A second-round pick out of Notre Dame in 2020, Claypool came out firing as a rookie. He caught an 84-yard touchdown pass in the second game of the season, and then followed it up with a four-touchdown game two weeks later. Overall, he caught 62 passes for 873 yards and eight touchdowns—numbers he roughly replicated last season, minus a fourfold reduction in scoring.
While he was performing at a high level, Claypool also began to take the lead of teammate JuJu Smith-Schuster by ‘building his brand’ via a social media presence, something that he continued into the offseason and into last year.
But as his performance on the field did not match expectations, patience with his non-football activities began to grow thin for many outside observers, and clearly that’s something that even Marshall took note of, and is evidently something he’s discussed.
To his credit, Claypool has largely had a quiet offseason dedicated to getting better.

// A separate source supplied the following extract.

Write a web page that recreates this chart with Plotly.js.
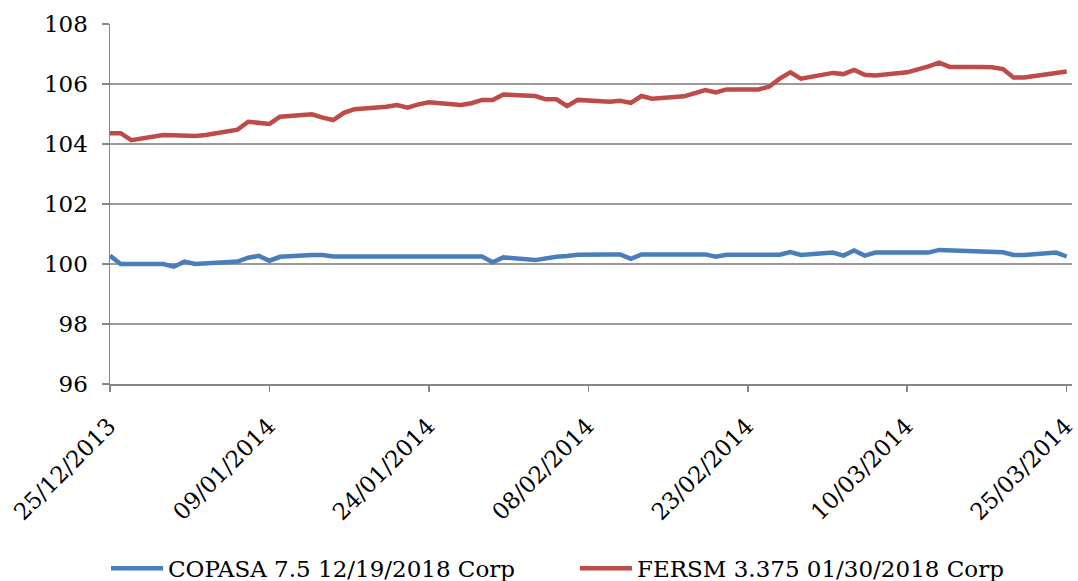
<!DOCTYPE html>
<html>
<head>
<meta charset="utf-8">
<script src="https://cdn.plot.ly/plotly-3.0.1.min.js"></script>
<style>
  html, body { margin: 0; padding: 0; background: #fff; }
  #chart { width: 1078px; height: 581px; }
</style>
</head>
<body>
<div id="chart"></div>
<script>
var dates = [
  '2013-12-25', '2013-12-26', '2013-12-27', '2013-12-30', '2013-12-31',
  '2014-01-01', '2014-01-02', '2014-01-03', '2014-01-06', '2014-01-07',
  '2014-01-08', '2014-01-09', '2014-01-10', '2014-01-13', '2014-01-14',
  '2014-01-15', '2014-01-16', '2014-01-17', '2014-01-20', '2014-01-21',
  '2014-01-22', '2014-01-23', '2014-01-24', '2014-01-27', '2014-01-28',
  '2014-01-29', '2014-01-30', '2014-01-31', '2014-02-03', '2014-02-04',
  '2014-02-05', '2014-02-06', '2014-02-07', '2014-02-10', '2014-02-11',
  '2014-02-12', '2014-02-13', '2014-02-14', '2014-02-17', '2014-02-18',
  '2014-02-19', '2014-02-20', '2014-02-21', '2014-02-24', '2014-02-25',
  '2014-02-26', '2014-02-27', '2014-02-28', '2014-03-03', '2014-03-04',
  '2014-03-05', '2014-03-06', '2014-03-07', '2014-03-10', '2014-03-11',
  '2014-03-12', '2014-03-13', '2014-03-14', '2014-03-17', '2014-03-18',
  '2014-03-19', '2014-03-20', '2014-03-21', '2014-03-24', '2014-03-25'
];

var copasa = [
  100.28, 100.00, 100.00, 100.00, 99.91,
  100.08, 100.00, 100.02, 100.08, 100.21,
  100.27, 100.11, 100.24, 100.30, 100.30,
  100.25, 100.25, 100.25, 100.25, 100.25,
  100.25, 100.25, 100.25, 100.25, 100.25,
  100.25, 100.06, 100.22, 100.13, 100.19,
  100.24, 100.27, 100.31, 100.32, 100.32,
  100.17, 100.32, 100.32, 100.32, 100.32,
  100.32, 100.24, 100.31, 100.31, 100.31,
  100.31, 100.40, 100.30, 100.38, 100.28,
  100.45, 100.28, 100.38, 100.38, 100.38,
  100.38, 100.47, 100.46, 100.42, 100.39,
  100.39, 100.30, 100.30, 100.38, 100.25
];

var fersm = [
  104.36, 104.36, 104.13, 104.30, 104.29,
  104.28, 104.27, 104.30, 104.48, 104.74,
  104.69, 104.67, 104.91, 104.99, 104.88,
  104.80, 105.04, 105.16, 105.24, 105.30,
  105.21, 105.32, 105.39, 105.30, 105.36,
  105.47, 105.47, 105.65, 105.60, 105.49,
  105.49, 105.26, 105.47, 105.41, 105.44,
  105.37, 105.60, 105.51, 105.59, 105.69,
  105.80, 105.72, 105.82, 105.82, 105.91,
  106.18, 106.39, 106.18, 106.37, 106.33,
  106.47, 106.31, 106.28, 106.39, 106.48,
  106.59, 106.71, 106.57, 106.57, 106.56,
  106.50, 106.22, 106.22, 106.37, 106.42
];

var seriesNames = ['COPASA 7.5 12/19/2018 Corp', 'FERSM 3.375 01/30/2018 Corp'];
var xTickDates = ['2013-12-25', '2014-01-09', '2014-01-24', '2014-02-08', '2014-02-23', '2014-03-10', '2014-03-25'];
var xTickLabels = ['25/12/2013', '09/01/2014', '24/01/2014', '08/02/2014', '23/02/2014', '10/03/2014', '25/03/2014'];
var yTicks = [96, 98, 100, 102, 104, 106, 108];

var font = 'DejaVu Serif, Liberation Serif, serif';

var trace1 = {
  x: dates,
  y: copasa,
  type: 'scatter',
  mode: 'lines',
  name: seriesNames[0],
  line: { color: '#4a7ebb', width: 4.5 },
  hoverinfo: 'none'
};

var trace2 = {
  x: dates,
  y: fersm,
  type: 'scatter',
  mode: 'lines',
  name: seriesNames[1],
  line: { color: '#be4b48', width: 4.5 },
  hoverinfo: 'none'
};

var layout = {
  width: 1078,
  height: 581,
  margin: { l: 110, r: 6, t: 24, b: 197 },
  paper_bgcolor: '#fff',
  plot_bgcolor: '#fff',
  font: { family: font, size: 23, color: '#000' },
  showlegend: true,
  legend: {
    orientation: 'h',
    xref: 'container',
    yref: 'container',
    x: 106 / 1078,
    xanchor: 'left',
    y: 0.022,
    yanchor: 'middle',
    font: { family: font, size: 23 },
    itemwidth: 52,
    entrywidth: 402,
    entrywidthmode: 'pixels'
  },
  xaxis: {
    type: 'date',
    range: ['2013-12-25', '2014-03-25 12:00'],
    tickvals: xTickDates,
    ticktext: xTickLabels,
    tickangle: -45,
    ticks: 'outside',
    ticklen: 6,
    tickcolor: '#868686',
    tickwidth: 1.5,
    ticklabelstandoff: 12,
    ticklabelshift: -1,
    ticklabeloverflow: 'allow',
    showline: true,
    linecolor: '#868686',
    linewidth: 1.5,
    showgrid: false,
    zeroline: false,
    tickfont: { family: font, size: 23 }
  },
  yaxis: {
    range: [96, 108],
    tickvals: yTicks,
    ticks: 'outside',
    ticklen: 7,
    tickcolor: '#868686',
    tickwidth: 1.5,
    ticklabelstandoff: 9,
    showline: true,
    linecolor: '#868686',
    linewidth: 1.5,
    showgrid: true,
    gridcolor: '#9a9a9a',
    gridwidth: 1.5,
    zeroline: false,
    tickfont: { family: font, size: 23 }
  }
};

Plotly.newPlot('chart', [trace1, trace2], layout, { displayModeBar: false, staticPlot: true });
</script>
</body>
</html>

The biggest ripple that he made was when he appeared on Marshall’s podcast and, when asked where he would rank himself, said that he believes he is a top-three wide receiver.
But I like confidence in my wide receivers, anyway, so I liked it from the jump, even if he did slightly walk back his comments, clarifying it in so many words to say that he believes he has the talent to be in the top three, but still has to prove it.